I used firecrackers. We also made rubberband pistols and had 25 rubberbands a piece and the one who knocked down the most army men won the battle.
Later on it was bb guns.
Conflict of Heroes "Most games are like checkers or chess and some have dice and cards involved too. This game plays like checkers but you think like chess and the dice and cards can change everything in real time."
In 1998 in my Freshmen year of highschool I received my first computer which I could call my own. Before that I had to share with my older brother and parents. It was a P III 550 MHZ with 128 mb of Ram and a 12 GB HD
I remember being so proud of being able to maintenance it and keep it fast and later upgrading it (128 MB TNT II!)
Before that me and my brother got into PC gaming in 1994 with HOF games like Tie Fighter, Mechwarrior 2 and Quake II. But 1998 was when my console playing and PC gaming became equal.
Anyways...back to war-gaming
Gateway whom we bought the computer from sent with the PC a Microsoft gaming bundle. It had six games in there and I don't even remember what five of them were. But the sixth game was Close Combat II and I fell in love. I would play the campaign over and over again. I also worked in the school library all four years of highschool and we were blessed with a good alumni and friends of the school who donated a lot of good books. I read every military history book I could get my hands on.
Those early days were constant late nights of Starcraft matches, Rainbow Six back when Microsoft had their gaming servers and Close Combat
Then in 1999 or 2000 I can't remember which. I was reading PC Gamer (I had a subscription back when the magazine was worth a damn) and they had a article about Steel Panthers World at War.
I had never heard of Steel Panthers but the game and screenshots looked cool and I was liking WW2 from having played CC II. Plus the game was free. I think that is what most attracted me. A 15 year old does not have much of an income so free games are the best kinds of games.
We at the time had a 128 KB ISDN connection. SPWAW took 19 hours to download. I remember that vividly. I played the game hardcore for about two months but grew board of it. I could not get into it as much as CC II. Plus I had games like Rainbow Six Rouge Spear and the Playstation One was growing towards the end of it's life but was releasing some of it's best games.
Then again in the Spring of 2002 PC Gamer magazine again directed me here. They had an article about SPWAW again and William Trotter was writing about the Mega Campaigns. Now that seemed like a reason to pick up the game again!
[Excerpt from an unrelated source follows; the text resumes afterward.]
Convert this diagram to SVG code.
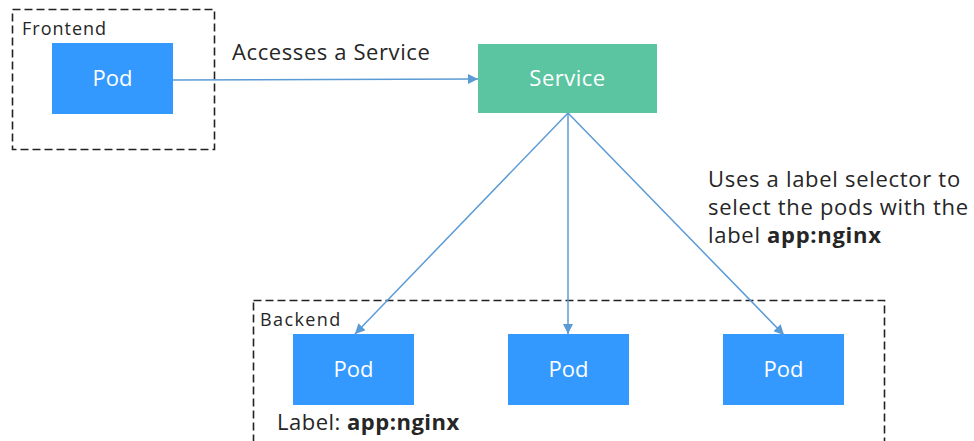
<svg xmlns="http://www.w3.org/2000/svg" width="974" height="441" viewBox="0 0 974 441">
<style>
.grp{fill:none;stroke:#222222;stroke-width:1.6;stroke-dasharray:8 4}
.pod{fill:#3399ff}
.svc{fill:#5bc4a0}
.in{font-family:"Open Sans","Noto Sans",sans-serif;font-size:22px;fill:#ffffff;text-anchor:middle}
.t{font-family:"Open Sans","Noto Sans",sans-serif;fill:#262626}
.conn{fill:none;stroke:#5b9bd5;stroke-width:1.5}
</style>
<defs>
<marker id="arr" viewBox="0 0 10 10" refX="10" refY="5" markerWidth="10" markerHeight="10" markerUnits="userSpaceOnUse" orient="auto">
<path d="M0,0 L10,5 L0,10 z" fill="#5b9bd5"/>
</marker>
</defs>
<rect width="974" height="441" fill="#ffffff"/>
<g id="frontend">
<rect class="grp" x="12.5" y="9.5" width="202" height="140"/>
<text class="t" x="22" y="35" font-size="18" letter-spacing="1">Frontend</text>
</g>
<g id="backend">
<rect class="grp" x="253.5" y="300.5" width="631" height="160"/>
<text class="t" x="260" y="326" font-size="18" letter-spacing="1.4">Backend</text>
</g>
<g id="frontend-pod">
<rect class="pod" x="52" y="43" width="121" height="71"/>
<text class="in" x="112.5" y="86">Pod</text>
</g>
<g id="service">
<rect class="svc" x="478" y="44" width="179" height="69"/>
<text class="in" x="567.5" y="86" letter-spacing="0.5">Service</text>
</g>
<g id="backend-pod-1">
<rect class="pod" x="293" y="334" width="121" height="71"/>
<text class="in" x="353.5" y="377">Pod</text>
</g>
<g id="backend-pod-2">
<rect class="pod" x="508" y="334" width="121" height="71"/>
<text class="in" x="568.5" y="377">Pod</text>
</g>
<g id="backend-pod-3">
<rect class="pod" x="723" y="334" width="121" height="71"/>
<text class="in" x="783.5" y="377">Pod</text>
</g>
<g id="connectors">
<line class="conn" x1="173" y1="80" x2="478" y2="79" marker-end="url(#arr)"/>
<line class="conn" x1="568" y1="113" x2="355" y2="334" marker-end="url(#arr)"/>
<line class="conn" x1="568" y1="113" x2="568" y2="334" marker-end="url(#arr)"/>
<line class="conn" x1="568" y1="113" x2="784" y2="335" marker-end="url(#arr)"/>
</g>
<g id="labels">
<text class="t" x="232" y="60" font-size="22" letter-spacing="0.6">Accesses a Service</text>
<text class="t" x="708" y="187" font-size="22" letter-spacing="0.7">Uses a label selector to</text>
<text class="t" x="708" y="215" font-size="22" letter-spacing="0.7">select the pods with the</text>
<text class="t" x="708" y="243" font-size="22" letter-spacing="0.7">label <tspan font-weight="bold">app:nginx</tspan></text>
<text class="t" x="277" y="430" font-size="22" letter-spacing="0.5">Label: <tspan font-weight="bold">app:nginx</tspan></text>
</g>
</svg>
Plus that was my senior year of highschool and I had a job and income. I purchased both Lost Victories and Watchtower and then went back and purchased Desert Fox. In March 2002 I registered here and frequented the SPWAW boards and Art of War forums.
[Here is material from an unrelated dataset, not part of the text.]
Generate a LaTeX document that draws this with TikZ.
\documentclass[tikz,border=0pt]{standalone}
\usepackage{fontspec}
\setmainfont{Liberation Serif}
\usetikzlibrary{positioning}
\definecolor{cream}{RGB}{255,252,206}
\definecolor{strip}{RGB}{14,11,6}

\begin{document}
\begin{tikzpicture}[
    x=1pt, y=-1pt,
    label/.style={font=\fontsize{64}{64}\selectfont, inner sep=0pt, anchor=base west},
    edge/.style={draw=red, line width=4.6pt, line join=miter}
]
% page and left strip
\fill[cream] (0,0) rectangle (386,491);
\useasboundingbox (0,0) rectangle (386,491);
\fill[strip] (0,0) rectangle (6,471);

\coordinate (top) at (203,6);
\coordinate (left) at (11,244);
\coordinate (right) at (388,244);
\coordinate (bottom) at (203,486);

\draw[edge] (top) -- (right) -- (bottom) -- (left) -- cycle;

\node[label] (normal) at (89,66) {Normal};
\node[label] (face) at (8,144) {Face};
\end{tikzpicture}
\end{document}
8 years and 5600 posts later I am still here.
After the mega campaign purchases I did not purchase another Matrix game until Uncommon Valor and I only purchased that like a year or 18 months after release. I wish I had picked up on that game earlier and gotten into it when it was first released. That was a gem and almost the perfect wargame.
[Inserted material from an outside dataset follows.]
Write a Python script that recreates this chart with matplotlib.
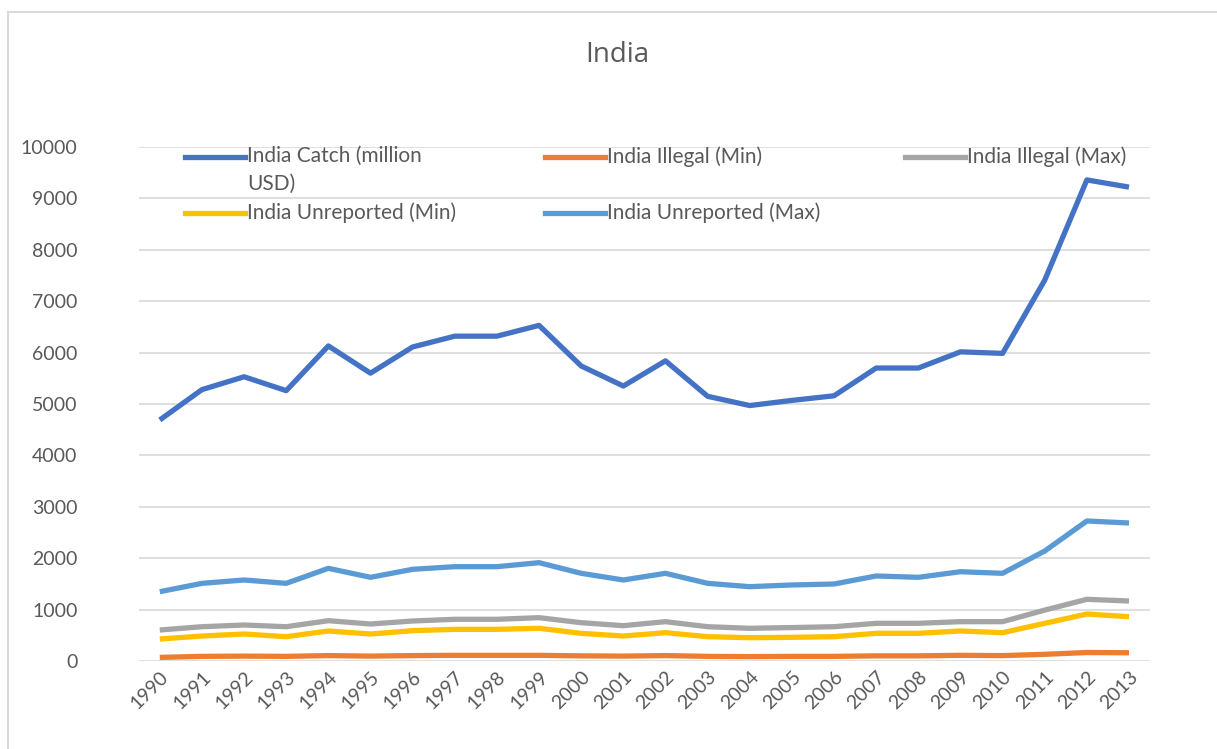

So there is a brief history of me. And heres to 8 more years and hopefully for the rest of you not 5600 more posts [;)]
My first two games were Avalon Hill’s Gettysburg and Luftwaffe board games. My father had purchased them and found them too complex, so he gave them to me and the addiction was born.
I was looking at my old pc wargames of the early 80's Knights of the Desert and Tigers in the Snow and those graphics are horrible compared to the commodore 64 ones of the same games. PC gaming for the PC didn't really come around until I guess in the early 90's. Even SSI's Gettysburg and Antietam and Shilo and Son's of Liberty and Battles of Napoleon are pretty crappy looking. The Commodore 64 what a great little entry level computer back then. What still amazes me is 2mb games two silly megabytes turned into some great gaming days.
I can't forget my first computer wargame came on the commodore 64 on cassette tape Knights of the Desert. I couldn't afford one of those
5-1/4" hard drives in the early days. They were as much as the computer $200.
Afrika Korps and Waterloo by Avalon Hill many decades ago when the world was a younger and better place. [:D]
My first computer wargame was Red Lightning on a Tandy 286 with EGA graphics.
Things have certainly changed since then haven't they??
Rob.
So we're at war with the Russkies eh?? I suppose we really ought to invade or something. (Lonnnng pause while studying the map)
Hmmmm... big place ain't it??
- Sir Harry Flashman (1854)
Can't remember what the first was, but a few of the more memorable that I still play today from time to time:
1. Tigers on the Prowl 2
2. Panthers in the Shadows
They still hold up fairly well, even today. Great stuff!
There's a simple answer to every complex question - and it's wrong.